Doğru bir örneklendirme değil özellikle yapılan genelleme, inancın ortaya çıkması bakımından bile tutarsıza düşüyor çünkü ;
Musa'ya gelen öğreti yasa üzerineydi. Halkın kölelikten çıkıp özgürleşmesi yetersizdi, nitekim özgüvenini kaybetmiş dağınık topluluğun disipline edilmesi gerekiyordu. Bir arada tutacak çerçeve, her şeye söylenen halk için, yalnızca emir nitelikli bir güç olabilirdi.
İsa'ya gelen öğreti ise daha çok sevgi ve merhamet üzerineydi. Yahudi toplumu, Roma işgali altında kendi kimliğini koruma kaygısındayken dini kurallarını daha da katılaştırdı. İnanç aynı zamanda hukuk ve siyaset sistemi güdüyordu. Haliyle çıkar arttı, katılaşmış öğretiler halkı ; ruhsuz din anlayışına yöneltti. Kalplerin yeniden yumuşaması, merhametin ve sevginin aşılanması gereken dönemde ortaya çıktı, İsa.

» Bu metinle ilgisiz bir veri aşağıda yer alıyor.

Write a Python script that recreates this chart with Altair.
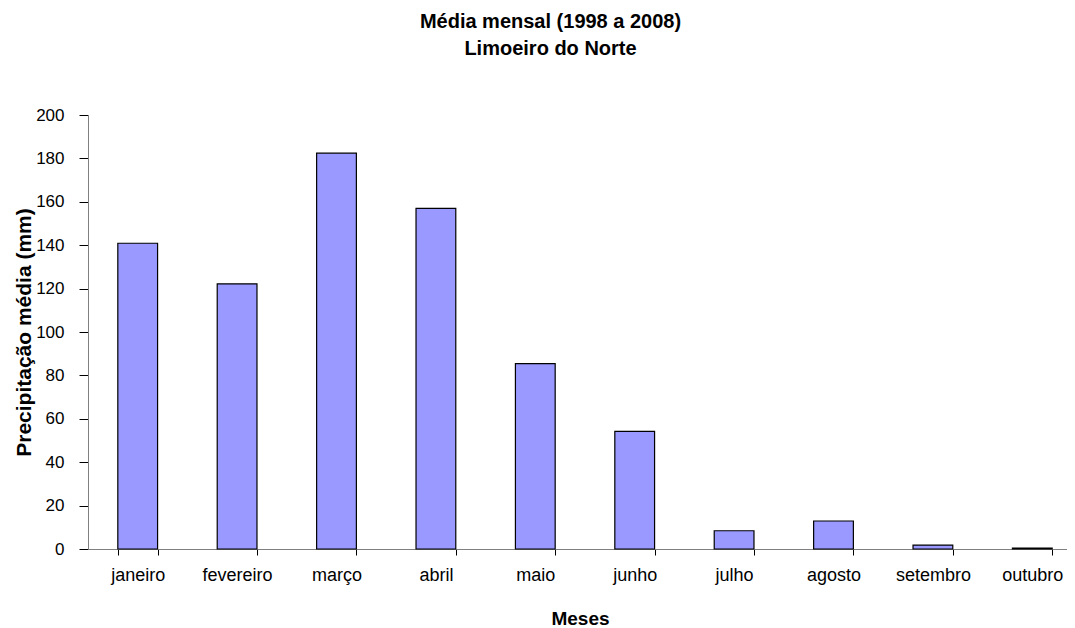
import altair as alt
import pandas as pd

meses = ["janeiro", "fevereiro", "março", "abril", "maio", "junho",
         "julho", "agosto", "setembro", "outubro"]
precip = [140.9, 122.2, 182.4, 157.0, 85.4, 54.2, 8.4, 12.9, 1.8, 0.4]

df = pd.DataFrame({"mes": meses, "valor": precip})

FONT = "Liberation Sans"

chart = alt.Chart(df).mark_bar(
    color="#9999FF", stroke="#000000", strokeWidth=1.2
).encode(
    x=alt.X("mes:N", sort=meses,
            scale=alt.Scale(paddingInner=0.6, paddingOuter=0.3, range=[0, 994]),
            axis=alt.Axis(title="Meses", labelAngle=0, tickBand="extent",
                          labelFont=FONT, labelFontSize=18, labelColor="#000",
                          titleFont=FONT, titleFontSize=19, titleFontWeight="bold",
                          titleColor="#000", titlePadding=25, labelPadding=11,
                          titleX=492, titleAnchor="middle",
                          domainColor="#808080", tickColor="#000", tickSize=6)),
    y=alt.Y("valor:Q",
            scale=alt.Scale(domain=[0, 200], nice=False),
            axis=alt.Axis(title="Precipitação média (mm)", values=list(range(0, 201, 20)),
                          grid=False, labelFont=FONT, labelFontSize=17, labelColor="#000",
                          titleFont=FONT, titleFontSize=21, titleFontWeight="bold",
                          titleColor="#000", titlePadding=1, labelPadding=15,
                          domainColor="#808080", tickColor="#000", tickSize=9)),
).properties(
    width=979, height=434,
    title=alt.TitleParams(["Média mensal (1998 a 2008)", "Limoeiro do Norte"],
                          font=FONT, fontSize=20, fontWeight="bold", color="#000",
                          anchor="middle", offset=47, dx=-27, lineHeight=27),
    autosize=alt.AutoSizeParams(type="none"),
    padding={"left": 80, "top": 107, "right": 0, "bottom": 78},
).configure_view(stroke=None)

chart.save("out.html", embed_options={"renderer": "svg", "actions": False})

Musa yoğun bakımda acil tedavi birimiyken, İsa nefes egzersizi rolü gördü. Birinde hayatta kaldılar diğerinde kalbi dirilttiler. Kısacası sevme gafleti dediğin şey katı gelenekler ya da katı inançlar ile boğulan bir toplumun yeniden ayağa kalkma sürecidir. Ve geliş biçimi gereği çokta kıymetlidir, anlamlıdır.